While SCOTUS is Considering the “Fraud-on-the-Market” Presumption, the Oregon Supreme Court Weighs In.
The Oregon Supreme Court recently ruled that securities fraud claims made under Oregon securities law require a showing of reliance, but that reliance can be established through an assertion of “fraud-on-the-market.” The Court then remanded to consider the constitutional questionsof whether misstatements must be made knowingly. The case follows on the heels of the U.S. Supreme Court’s consideration of the fraud-on-the-market presumption under federal securities laws in Amgen Inc. v. Conn. Retirement Plans & Trust Funds. That case had oral argument on November 5, 2012; an opinion is pending.
In the Oregon Case, the Oregon Public Employee Retirement fund purchased fifteen million dollars of stock in Marsh & McLennan Companies Inc. (MMC) between 2003 and 2004. The state asserted that it lost ten million dollars on the value of the purchased stock because of false and misleading statements made by MMC. Traditionally, reliance in fraud cases is satisfied only when a buyer directly relies on the misstatements of the seller- as in a physical exchange in the marketplace. Following Basic Inc. v. Levinson, however, the Supreme Court granted a presumption of reliance for “fraud-on-the-market” when a buyer does not rely directly on the misstatements, but rather relied on a stock price traded on an open and efficient market as reflecting the true value of the company. Thus, were it not for the fraudulent misstatements, the stock price would have accurately reflected the value of the security and the sale would not have transpired.
In this case, the state conceded that it had no reason to know of the misstatements made by MMC, and had it known, it would not have purchased the stock. The trial and appellate courts both affirmed the need to prove reliance in securities fraud claims, but rejected the “fraud-on-the-market” presumption for establishing reliance. The appeal challenged the need for reliance under Oregon Securities Law, and in the alternative, whether reliance could be established by “fraud-on-the-market.”
The court held that reliance was a necessary element to prove causation. Fraud exists only if a seller made a misstatement, the purchaser of a security suffered a harm (in this case lost stock value), and the harm was caused by the misrepresentations of the seller. Causation establishes that the specific misrepresentations, and not some other factors, contributed to the buyer’s harm.
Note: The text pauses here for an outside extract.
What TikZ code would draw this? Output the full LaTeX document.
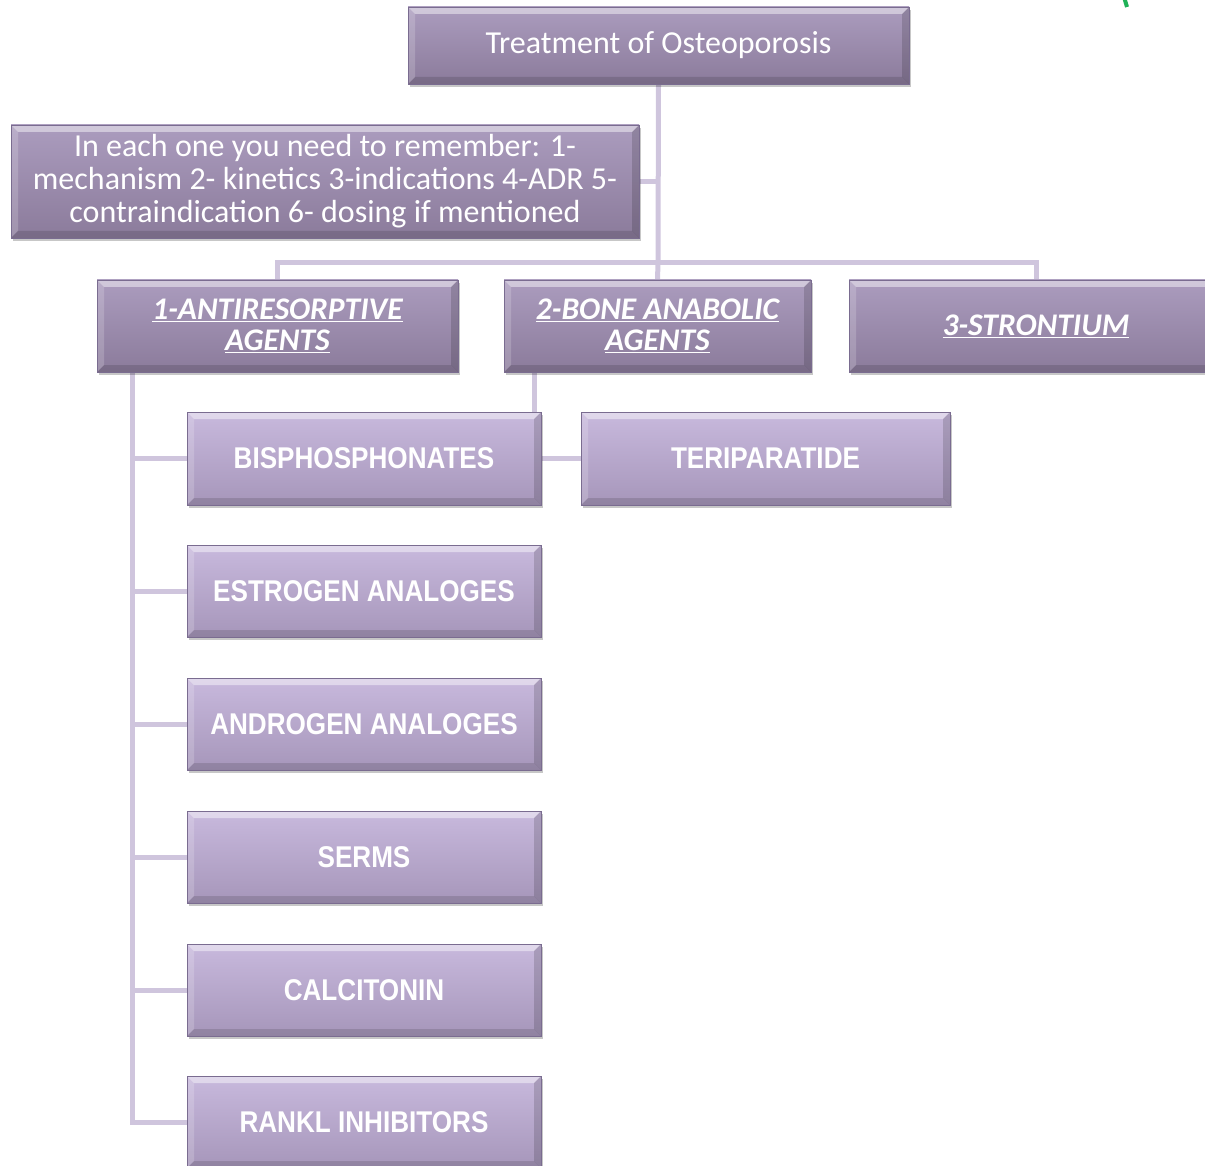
\documentclass[tikz,border=0pt]{standalone}
\usepackage{fontspec}
\setmainfont{Carlito}
\newfontfamily\narrowbold[FakeStretch=0.87]{Liberation Sans}
\usetikzlibrary{shadows}
\definecolor{topA}{HTML}{AB9CBE}
\definecolor{topB}{HTML}{8B7B9B}
\definecolor{lowA}{HTML}{C8B9DD}
\definecolor{lowB}{HTML}{A696BA}
\definecolor{edgec}{HTML}{7A6C90}
\definecolor{connc}{HTML}{CFC5DD}
\definecolor{markgreen}{HTML}{1FB257}
\pgfdeclarelayer{background}
\pgfsetlayers{background,main}
\tikzset{
  bevel/.style={path picture={
    \fill[white,opacity=0.45] (path picture bounding box.north west) -- (path picture bounding box.north east)
      -- ([shift={(-7pt,-7pt)}]path picture bounding box.north east) -- ([shift={(7pt,-7pt)}]path picture bounding box.north west) -- cycle;
    \fill[white,opacity=0.18] (path picture bounding box.north west) -- ([shift={(7pt,-7pt)}]path picture bounding box.north west)
      -- ([shift={(7pt,7pt)}]path picture bounding box.south west) -- (path picture bounding box.south west) -- cycle;
    \fill[black,opacity=0.15] (path picture bounding box.north east) -- ([shift={(-7pt,-7pt)}]path picture bounding box.north east)
      -- ([shift={(-7pt,7pt)}]path picture bounding box.south east) -- (path picture bounding box.south east) -- cycle;
    \fill[black,opacity=0.13] (path picture bounding box.south west) -- ([shift={(7pt,7pt)}]path picture bounding box.south west)
      -- ([shift={(-7pt,7pt)}]path picture bounding box.south east) -- (path picture bounding box.south east) -- cycle;
  }},
  box/.style={draw=edgec, line width=0.8pt, inner sep=0pt, text=white, align=center,
    drop shadow={shadow xshift=2pt, shadow yshift=-3pt, opacity=0.22, fill=black}, bevel},
  darkbox/.style={box, top color=topA, bottom color=topB, font=\fontsize{32}{33}\selectfont},
  headbox/.style={box, top color=topA, bottom color=topB, font=\bfseries\itshape\fontsize{31.5}{31}\selectfont},
  lightbox/.style={box, top color=lowA, bottom color=lowB, font=\narrowbold\bfseries\fontsize{30}{34}\selectfont},
  connline/.style={draw=connc, line width=5pt}
}
\begin{document}
\begin{tikzpicture}[x=1pt,y=-1pt]
\useasboundingbox (0,0) rectangle (1205,1166);
% nodes
\node[darkbox, minimum width=501pt, minimum height=77pt] (top) at (658.5,45.5) {Treatment of Osteoporosis};
\node[darkbox, minimum width=628pt, minimum height=113pt] (remember) at (325,181.5)
  {In each one you need to remember: 1-\\mechanism 2- kinetics 3-indications 4-ADR 5-\\contraindication 6- dosing if mentioned};
\node[headbox, minimum width=361pt, minimum height=92pt] (anti) at (277.5,326) {\underline{1-ANTIRESORPTIVE}\\\underline{AGENTS}};
\node[headbox, minimum width=307pt, minimum height=92pt] (bone) at (657.5,326) {\underline{2-BONE ANABOLIC}\\\underline{AGENTS}};
\node[headbox, minimum width=374pt, minimum height=92pt] (stron) at (1036,326) {\underline{3-STRONTIUM}};
\node[lightbox, minimum width=354pt, minimum height=93pt] (bisp) at (364,458.5) {BISPHOSPHONATES};
\node[lightbox, minimum width=369pt, minimum height=93pt] (teri) at (765.5,458.5) {TERIPARATIDE};
\node[lightbox, minimum width=354pt, minimum height=92pt] (estr) at (364,591) {ESTROGEN ANALOGES};
\node[lightbox, minimum width=354pt, minimum height=92pt] (andr) at (364,724) {ANDROGEN ANALOGES};
\node[lightbox, minimum width=354pt, minimum height=92pt] (serm) at (364,857) {SERMS};
\node[lightbox, minimum width=354pt, minimum height=92pt] (calc) at (364,990) {CALCITONIN};
\node[lightbox, minimum width=354pt, minimum height=92pt] (rank) at (364,1122) {RANKL INHIBITORS};
\coordinate (j) at (658,263);
\coordinate (av) at ([xshift=36pt]anti.south west);
\coordinate (bv) at ([xshift=31pt]bone.south west);
\coordinate (g1) at (1127,7);
\coordinate (g2) at (1124,-3);
% connectors
\begin{pgfonlayer}{background}
\draw[connline] (top.south) -- (j);
\draw[connline] (remember.east) -- (remember.east -| j);
\draw[connline] (anti.north) -- (anti.north |- j) -- (stron.north |- j) -- (stron.north);
\draw[connline] (j) -- (bone.north);
\draw[connline] (av) |- (bisp.west);
\draw[connline] (av) |- (estr.west);
\draw[connline] (av) |- (andr.west);
\draw[connline] (av) |- (serm.west);
\draw[connline] (av) |- (calc.west);
\draw[connline] (av) |- (rank.west);
\draw[connline] (bv) |- (teri.west);
\end{pgfonlayer}
\draw[markgreen, line width=4pt] (g1) -- (g2);
\end{tikzpicture}
\end{document}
In the Court’s view, the causal link is the reliance that must be proven in other fraud cases. Though other state statutes do not directly establish a reliance requirement, the Court dismissed these points as unpersuasive and inconsistent with the legislative intent of the securities fraud statute.
Legislative intent also formed the basis for allowing “fraud-on-the-market” as a rebuttable presumption of reliance. The Court consulted the transcript from the floor debate of the bill establishing the law. The court stated that the bill was passed in 2003 in an effort to bring the law of Oregon into accord with the federal securities law. Following past precedent, when the state adopts a statute from another jurisdiction, it applies the highest rulings on the statute within that jurisdiction. In this case, Basic Inc. is folded into the interpretation of Oregon Securities Law allowing for “fraud-on-the-market” claims.